Subha Ganesh

Subha Ganesh

We had a chat with the founder of Digital Confluent, Subha Ganesh, about her career, experience, and challenges in the digital world.

Have you always wanted to work in digital? 

“I always wanted to work in digital, 100%,  I am of the generation when Google was just launched and digital marketing was new. The digital world has moved so much from those days and this fast pace and constant move is my motivation. 

I completed my MBA in Finance and Marketing. I moved to the UK (from India) after my son was born and didn’t have any work experience. I struggled a lot to get my first opportunity but I was determined that I will be open to any job as long as it is in the marketing department. My first break was a telemarketing role. It is still interesting to think about how I accepted that role since I had no confidence on the phone due to my accent. But here we are, 15 years later with my own digital marketing consultancy firm working across 10 clients with a 7 member team. 

I now run a digital marketing consulting business called Digital Confluent.

My average day starts with dropping my kids at school (my husband works in Geneva from Mon to Fri) and getting to work at 9.30am. 

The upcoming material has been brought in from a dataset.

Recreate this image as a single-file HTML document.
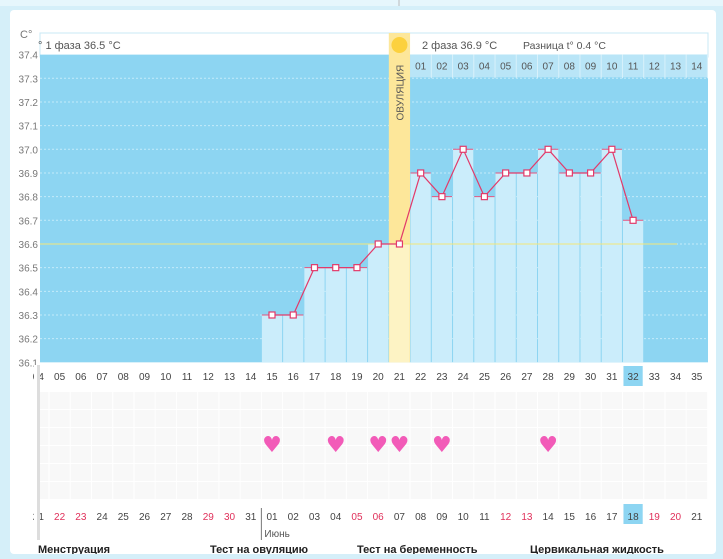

I have a quick catch up with my management team to understand the priorities for each client. Then, I work with my marketing team (I also have an eCommerce business – MrandMsWonder) to ensure our marketing activity is smooth and all the creatives are ready and performance numbers are steady.

I have regular 1-2-1 with my co-founder (MrandMsWonder) to go through the plan for the day/week, usually, our days are filled with supplier meetings, conferences, interviews for PR and I juggle that with Digital Confluent (consulting business) meeting with meeting for strategy, client meetings. 

My advice for women looking to do the same thing is to jump first and think later. Never feel comfortable in your career, because that is the beginning of the end. Always push your boundaries. 

My biggest challenge has been breaking through senior management roles. I was always appreciated for my talent, but when it comes to promotion, my counterparts easily got promoted. 

I ensured that I pushed my boundaries and learned to network and make sure I shout about my work, not only to my team but across the organisation. This is not something I was good at, but I learned that no one is going to help me if I am not my own advocate. I had to do my own PR. Once the visibility increased, people started noticing and I started growing faster. 

I work in an industry where there are a lot of women in junior roles, but once they cross the manager level, the number of women goes down drastically and once you get to mid-management, it is even lower particularly in-house roles. 

Mental Health in the Workplace

The awareness is increasing more now, but while I was employed, there was fear to even discuss the issue for fear of losing the job. However, this is a crucial value of my own agency. We believe in smart working. So, the team has Flexi timing, we don’t look/clock in time but only the output. I don’t mind where they work from, as long as we deliver what we promise. 

One thing I realised as a business owner is that business doesn’t stop, however, it is important to have a healthy balance otherwise you will burn out easily. I ensure that I work from home at least once a fortnight. I take time off when the kids are off school and more than anything I learned to prioritise my time, I only do things that are important and required by me – anything that brings money into the business, the rest I delegate. 

Voice search is going to be the future. The impact it has on the alpha generation means that if the brands are not preparing for the transition today, they are not visible to the next generation. 

We are also seeing an emphasis on customer experience now than ever before. I am sure we are heading towards moving off from any keyword, contextual marketing to a more customer mindset and behaviour led marketing. 

‘Community building’ and getting a more human approach rather than hyper-personalisation (after GDPR) is going to be the main trend. Any company that can build loyalty and a ‘community’ are going to be the winners.”